Problem details >> Check each line of the material below, and copy it if it holds the string "that".
++++
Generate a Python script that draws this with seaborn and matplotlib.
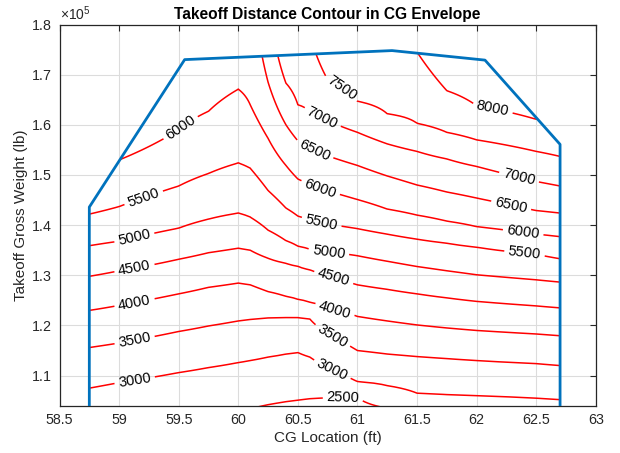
import numpy as np
import pandas as pd
import matplotlib
matplotlib.use("Agg")
import matplotlib.pyplot as plt
import seaborn as sns
from matplotlib.patches import Polygon
from matplotlib.ticker import FuncFormatter, ScalarFormatter

# ---------------- data ----------------
# CG stations (ft) at which the contour crossings were read
cg_stations = [58.75, 59.0, 59.5, 59.75, 60.0, 60.1, 60.25, 60.4, 60.5, 60.6,
               60.75, 61.0, 61.25, 61.5, 61.75, 62.0, 62.5, 62.7]

# gross weight (x1e5 lb) where each takeoff-distance level is met at each station
w_2000 = [0.915, 0.920, 0.935, 0.940, 0.945, 0.950, 0.955, 0.960, 0.960, 0.962,
          0.965, 0.965, 0.960, 0.955, 0.950, 0.945, 0.940, 0.935]
w_2500 = [0.995, 1.003, 1.018, 1.024, 1.030, 1.034, 1.042, 1.048, 1.051, 1.054,
          1.056, 1.056, 1.035, 1.020, 1.012, 1.005, 0.995, 0.990]
w_3000 = [1.075, 1.086, 1.106, 1.116, 1.126, 1.130, 1.137, 1.143, 1.146, 1.137,
          1.116, 1.088, 1.080, 1.065, 1.062, 1.060, 1.055, 1.052]
w_3500 = [1.156, 1.165, 1.188, 1.199, 1.209, 1.212, 1.215, 1.216, 1.216, 1.213,
          1.186, 1.150, 1.143, 1.138, 1.134, 1.130, 1.124, 1.120]
w_4000 = [1.230, 1.240, 1.263, 1.276, 1.2845, 1.281, 1.2675, 1.258, 1.252, 1.246,
          1.235, 1.218, 1.209, 1.201, 1.195, 1.190, 1.183, 1.1795]
w_4500 = [1.298, 1.309, 1.332, 1.345, 1.354, 1.350, 1.334, 1.324, 1.318, 1.311,
          1.300, 1.281, 1.272, 1.263, 1.255, 1.248, 1.239, 1.235]
w_5000 = [1.359, 1.368, 1.394, 1.412, 1.424, 1.416, 1.390, 1.369, 1.358, 1.352,
          1.347, 1.339, 1.328, 1.3175, 1.309, 1.301, 1.291, 1.2865]
w_5500 = [1.422, 1.437, 1.478, 1.503, 1.524, 1.5135, 1.469, 1.434, 1.418, 1.410,
          1.402, 1.393, 1.382, 1.372, 1.364, 1.356, 1.342, 1.333]
w_6000 = [1.485, 1.530, 1.590, 1.627, 1.671, 1.640, 1.573, 1.519, 1.492, 1.481,
          1.468, 1.451, 1.432, 1.420, 1.408, 1.397, 1.382, 1.377]
w_6500 = [1.560, 1.620, 1.760, 1.820, 1.900, 1.900, 1.685, 1.600, 1.568, 1.552,
          1.538, 1.519, 1.498, 1.480, 1.466, 1.454, 1.429, 1.424]
w_7000 = [1.640, 1.720, 1.850, 1.900, 1.950, 1.950, 1.850, 1.683, 1.640, 1.625,
          1.608, 1.585, 1.562, 1.547, 1.532, 1.517, 1.487, 1.478]
w_7500 = [1.720, 1.800, 1.920, 1.950, 2.000, 2.000, 1.950, 1.780, 1.780, 1.780,
          1.690, 1.647, 1.622, 1.603, 1.585, 1.570, 1.547, 1.537]
w_8000 = [1.800, 1.880, 1.980, 2.000, 2.050, 2.050, 2.000, 1.950, 1.900, 1.850,
          1.800, 1.770, 1.755, 1.745, 1.668, 1.638, 1.611, 1.605]
w_8500 = [1.900, 1.950, 2.050, 2.100, 2.100, 2.100, 2.050, 2.000, 2.000, 1.980,
          1.950, 1.900, 1.860, 1.830, 1.790, 1.760, 1.700, 1.690]

table_levels = [2000, 2500, 3000, 3500, 4000, 4500, 5000, 5500, 6000, 6500,
                7000, 7500, 8000, 8500]
shown_levels = [2500, 3000, 3500, 4000, 4500, 5000, 5500, 6000, 6500, 7000,
                7500, 8000]

# CG envelope (ft, lb)
env_cg = [58.75, 58.75, 59.55, 61.29, 62.07, 62.70, 62.70]
env_w = [1.00e5, 1.436e5, 1.730e5, 1.748e5, 1.729e5, 1.561e5, 1.00e5]

# x / y ticks
x_ticks = [58.5, 59, 59.5, 60, 60.5, 61, 61.5, 62, 62.5, 63]
y_ticks = [1.1e5, 1.2e5, 1.3e5, 1.4e5, 1.5e5, 1.6e5, 1.7e5, 1.8e5]

# ---------------- build the grid the contour routine needs ----------------
crossings = np.array([w_2000, w_2500, w_3000, w_3500, w_4000, w_4500, w_5000,
                      w_5500, w_6000, w_6500, w_7000, w_7500, w_8000, w_8500])
w_rows = np.arange(0.95, 2.1001, 0.0025)
Z = np.empty((len(w_rows), len(cg_stations)))
for j in range(len(cg_stations)):
    Z[:, j] = np.interp(w_rows, crossings[:, j], table_levels)

# ---------------- plotting ----------------
sns.set_theme(style="white")
plt.rcParams['font.family'] = ['Liberation Sans', 'DejaVu Sans']
plt.rcParams['mathtext.fontset'] = 'custom'
plt.rcParams['mathtext.rm'] = 'Liberation Sans'

dark = '#262626'
fig = plt.figure(figsize=(6.2, 4.53), dpi=100)
ax = fig.add_axes([0.096, 0.1044, 0.865, 0.8415])

ax.grid(True, color='#dcdcdc', linewidth=0.8, zorder=0)
ax.set_axisbelow(True)

clip_poly = Polygon(np.column_stack([env_cg, env_w]), closed=True,
                    facecolor='none', edgecolor='none')
ax.add_patch(clip_poly)

cs = ax.contour(cg_stations, w_rows * 1e5, Z, levels=shown_levels,
                colors='#ff0000', linewidths=1.1, zorder=2)
cs.set_clip_path(clip_poly)

label_pos = [(59.53, 1.59e5), (59.21, 1.452e5), (59.13, 1.373e5), (59.13, 1.313e5),
             (59.13, 1.245e5), (59.13, 1.171e5), (59.13, 1.092e5),
             (60.86, 1.672e5), (60.70, 1.612e5), (60.64, 1.55e5), (60.69, 1.474e5),
             (60.70, 1.407e5), (60.76, 1.347e5), (60.80, 1.295e5), (60.81, 1.231e5),
             (60.79, 1.179e5), (60.78, 1.108e5), (60.88, 1.054e5),
             (62.13, 1.627e5), (62.35, 1.490e5), (62.29, 1.44e5), (62.39, 1.385e5),
             (62.40, 1.339e5)]
ax.set_xlim(58.5, 63)
ax.set_ylim(1.04e5, 1.8e5)
ax.clabel(cs, manual=label_pos, inline=True, fmt='%d', fontsize=10.5,
          colors='black', inline_spacing=4)

env_df = pd.DataFrame({'cg': env_cg, 'w': env_w})
sns.lineplot(data=env_df, x='cg', y='w', sort=False, estimator=None,
             color='#0072BD', linewidth=2.0, ax=ax, zorder=3)

ax.set_xlim(58.5, 63)
ax.set_ylim(1.04e5, 1.8e5)
ax.set_xticks(x_ticks)
ax.set_yticks(y_ticks)
ax.xaxis.set_major_formatter(FuncFormatter(lambda v, p: f"{v:g}"))
yfmt = ScalarFormatter(useMathText=True)
yfmt.set_powerlimits((0, 0))
ax.yaxis.set_major_formatter(yfmt)
ax.yaxis.get_offset_text().set_fontsize(10)
ax.yaxis.get_offset_text().set_color(dark)

ax.tick_params(axis='both', direction='in', top=True, right=True, length=4,
               width=0.8, colors=dark, labelsize=10.3, pad=5)
for s in ax.spines.values():
    s.set_color(dark)
    s.set_linewidth(0.9)
    s.set_visible(True)

ax.set_xlabel('CG Location (ft)', fontsize=11, color=dark, labelpad=3)
ax.set_ylabel('Takeoff Gross Weight (lb)', fontsize=11, color=dark, labelpad=2)
ax.set_title('Takeoff Distance Contour in CG Envelope', fontsize=11.2,
             fontweight='bold', color='black', pad=4)

fig.savefig('out.png', dpi=100)
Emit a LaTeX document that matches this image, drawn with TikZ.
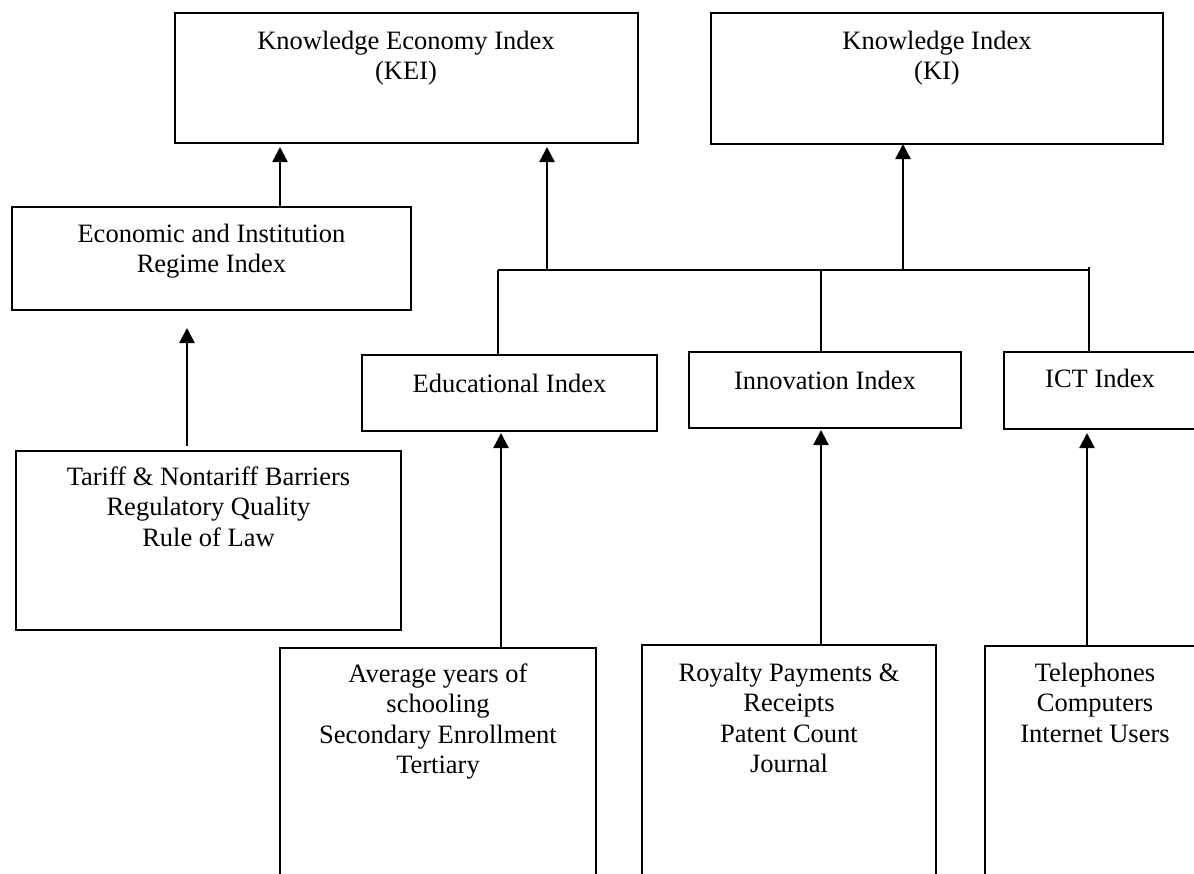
\documentclass[tikz,border=0pt]{standalone}
\usepackage{fontspec}
\setmainfont{Liberation Serif}
\usetikzlibrary{arrows.meta}
\begin{document}
\begin{tikzpicture}[x=1pt,y=-1pt,
  box/.style={draw, line width=2pt, inner sep=0pt, outer sep=0pt, anchor=north west},
  lbl/.style={anchor=base, align=center, inner sep=0pt, font=\fontsize{26.5}{30.5}\selectfont},
  link/.style={line width=1.8pt},
  arr/.style={line width=2.4pt, -{Triangle[width=15pt,length=15pt]}}]
\useasboundingbox (0,0) rectangle (1194,873);
\clip (0,0) rectangle (1194,873);

% index boxes
\node[box, minimum width=463pt, minimum height=130pt] (kei)    at (175,13)  {};
\node[box, minimum width=452pt, minimum height=131pt] (ki)     at (711,13)  {};
\node[box, minimum width=399pt, minimum height=103pt] (econ)   at (12,207)  {};
\node[box, minimum width=385pt, minimum height=179pt] (tariff) at (16,451)  {};
\node[box, minimum width=295pt, minimum height=76pt]  (edu)    at (362,355) {};
\node[box, minimum width=272pt, minimum height=76pt]  (inno)   at (689,352) {};
\node[box, minimum width=196pt, minimum height=77pt]  (ict)    at (1004,352) {};
\node[box, minimum width=316pt, minimum height=260pt] (avg)    at (280,648) {};
\node[box, minimum width=294pt, minimum height=260pt] (roy)    at (642,645) {};
\node[box, minimum width=225pt, minimum height=260pt] (tel)    at (985,646) {};

% box texts (placed by the baseline of their last line)
\node[lbl] (keiT)    at (406,79.5)   {Knowledge Economy Index\\(KEI)};
\node[lbl] (kiT)     at (937,79.5)   {Knowledge Index\\(KI)};
\node[lbl] (econT)   at (211.5,272.5) {Economic and Institution\\Regime Index};
\node[lbl] (tariffT) at (208.5,546)  {Tariff \& Nontariff Barriers\\Regulatory Quality\\Rule of Law};
\node[lbl] (eduT)    at (509.5,392)  {Educational Index};
\node[lbl] (innoT)   at (825,389)    {Innovation Index};
\node[lbl] (ictT)    at (1100,387)   {ICT Index};
\node[lbl] (avgT)    at (438,773.5)  {Average years of\\schooling\\Secondary Enrollment\\Tertiary};
\node[lbl] (royT)    at (789,772.5)  {Royalty Payments \&\\Receipts\\Patent Count\\Journal};
\node[lbl] (telT)    at (1095,742)   {Telephones\\Computers\\Internet Users};

% bus joining the three sub-indices
\coordinate (busL) at (498,270);
\coordinate (busR) at (1088,270);
\draw[link] (busL) -- (busR);
\draw[link] (busL) -- (busL |- edu.north);
\draw[link] ([xshift=-4pt]inno.north) -- ([xshift=-4pt]inno.north |- busL);
\draw[link] ([xshift=-13pt]ict.north) -- ([xshift=-13pt,yshift=3pt]ict.north |- busR);

% arrows
\draw[arr, shorten >=4pt] ([xshift=49pt]busL) -- ([xshift=49pt]busL |- kei.south);
\draw[arr] ([xshift=-34pt]ki.south |- busL) -- ([xshift=-34pt]ki.south);
\draw[arr, shorten >=4pt] ([xshift=68.5pt]econ.north) -- ([xshift=68.5pt]econ.north |- kei.south);
\draw[arr, shorten <=5pt, shorten >=18pt] ([xshift=-21.5pt]tariff.north) -- ([xshift=-21.5pt]tariff.north |- econ.south);
\draw[arr, shorten >=2pt] ([xshift=63pt]avg.north) -- ([xshift=63pt]avg.north |- edu.south);
\draw[arr, shorten >=2pt] ([xshift=32pt]roy.north) -- ([xshift=32pt]roy.north |- inno.south);
\draw[arr, shorten >=4pt] ([xshift=-10.5pt]tel.north) -- ([xshift=-10.5pt]tel.north |- ict.south);
\end{tikzpicture}
\end{document}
++++
Expected answer >>
Generate a Python script that draws this with seaborn and matplotlib.
Emit a LaTeX document that matches this image, drawn with TikZ.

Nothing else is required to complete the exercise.